Sunday, September 28, 2014

Indian court-martial capital sentence questioned by NGO

In 1991, an Indian Army soldier was sentenced to death for murdering two comrades. Twenty-three years later he is still on death row, his case having bounced around the Indian courts and at times languished for years. The Asian Centre for Human Rights questions whether the arrangements in India comport with UN safeguards:
Citing the case of death-row convict Devendra Nath Rai, Asian Centre for Human Rights stated Rai, an Army Jawan, was accused of homicidal murder of his two colleagues on 15 October 1991 and sentenced to death by the Court Martial. Following appeal, the Allahabad High Court converted the death sentence to life imprisonment on the ground that the case did not fall in the “rarest of the rare” category. However, the Supreme Court on 10th January 2006 directed the Allahabad High Court to reconsider its judgment on the quantum of sentence while noting that the High Court without considering the balance sheet of aggravating and mitigating circumstances abruptly concluded the case as not being covered by the “rarest of rare” category. To decide the quantum of sentence, the Allahabad High Court sat on the case for more than eight years, dismissed the Writ Petition for “want of prosecution” in the meanwhile, and thereafter, restored the case vide order dated 28.01.2014 and transferred it to the Armed Forces Tribunal, Lucknow in view of Section 13 of the Armed Forces Act, 2007. When ACHR's counsel met Rai at Naini Jail, Allahabad on 20th August 2014, Rai had no idea about the status of the trial and was absolutely incoherent, indicating clear signs of mental imbalance.
“The trial of Rai has been going on for last 23 years. With the trial being referred back to the Armed Forces Tribunal, it has the potential to continue for another 23 years if he is again awarded death sentence and files appeals before the Allahabad High Court and the Supreme Court! This is such a travesty of justice.” – stated Mr Suhas Chakma, Director of Asian Centre for Human Rights.

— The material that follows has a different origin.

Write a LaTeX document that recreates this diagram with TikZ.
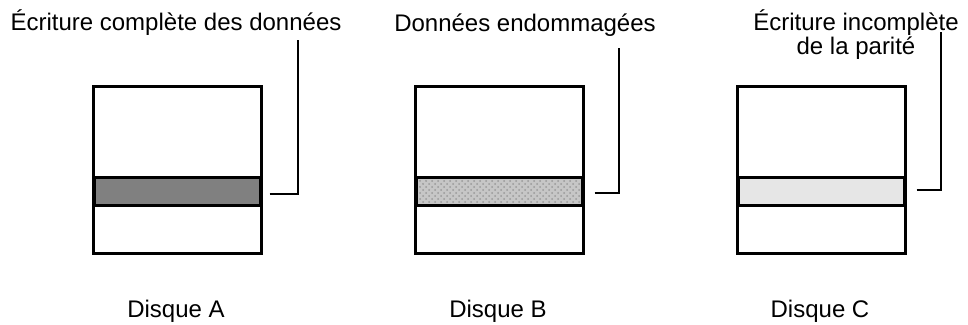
\documentclass[tikz,border=0pt]{standalone}
\usepackage{fontspec}
\setmainfont{Liberation Sans}
\usepackage{xcolor}
\definecolor{donneegray}{RGB}{128,128,128}
\definecolor{paritegray}{RGB}{230,230,230}
\usepackage{tikz}
\usetikzlibrary{
    positioning,
    calc,
    patterns
}

\begin{document}
\begin{tikzpicture}[x=0.5pt,y=-0.5pt,
    disque/.style={draw,line width=1.5pt,minimum width=84pt,minimum height=83.5pt,inner sep=0pt},
    bande/.style={draw,line width=1.5pt,minimum width=83pt,minimum height=14pt,inner sep=0pt},
    legende/.style={font=\fontsize{12}{11}\selectfont,inner sep=0pt,anchor=base},
    renvoi/.style={line width=1pt}]
    \useasboundingbox (0,0) rectangle (968,325);

    % Draw the three disks with their names
    \foreach \n/\x in {A/177,B/499,C/821} {
        \node[disque] (d\n) at (\x,170.5) {};
        \node[legende] (n\n) at (\x-1,318) {Disque \n};
    }

    % Stripes
    \node[bande,fill=donneegray] (bA) at (177,192) {};
    \node[bande,preaction={fill=gray!45},pattern=crosshatch dots,pattern color=gray!80] (bB) at (499,192) {};
    \node[bande,fill=paritegray] (bC) at (821,192) {};

    % Labels on top
    \node[legende] (lA) at (176,31) {Écriture complète des données};
    \node[legende] (lB) at (525,32) {Données endommagées};
    \node[legende,align=center] (lC) at (856,55) {Écriture incomplète\\de la parité};

    % Leader lines
    \coordinate (hA) at (298,40);
    \coordinate (hB) at (619,48);
    \coordinate (hC) at (941,32);
    \draw[renvoi] ([shift={(8,2)}]bA.east) -| (hA);
    \draw[renvoi] ([shift={(11,1)}]bB.east) -| (hB);
    \draw[renvoi] ([shift={(11,-2)}]bC.east) -| (hC);
\end{tikzpicture}
\end{document}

ACHR stated that the Review Petition which can be filed against the orders of the Supreme Court cannot be considered as an appeal “to a court of higher jurisdiction” as provided in the United Nations safeguards guaranteeing protection of the rights of those facing the death penalty. A review petition is filed to the same Bench of Judges which delivered the judgment or order sought to be reviewed and therefore, it cannot be considered as an appeal “to a court of higher jurisdiction”.
Even a curative petition filed before the Supreme Court after dismissal of a review petition cannot be considered as an appeal to a court of higher jurisdiction as provided under "the United Nations safeguards guaranteeing protection of the rights of those facing the death penalty" because of its very restrictive scope. A curative petition is an exception and can be filed only if a Senior Advocate certifies that it meets the requirements of filing curative petition stipulated by the Supreme Court.
ACHR recommended that denial of the right to appeal as a result of the enhancement of punishment by the Supreme Court into death penalty should be a ground for granting mercy i.e. the commutation of the death sentence into life imprisonment by the President of India.
“The President ought to automatically grant mercy to those condemned prisoners whose acquittal or lesser sentences are enhanced to death penalty by the Supreme Court.” – further stated Mr Chakma.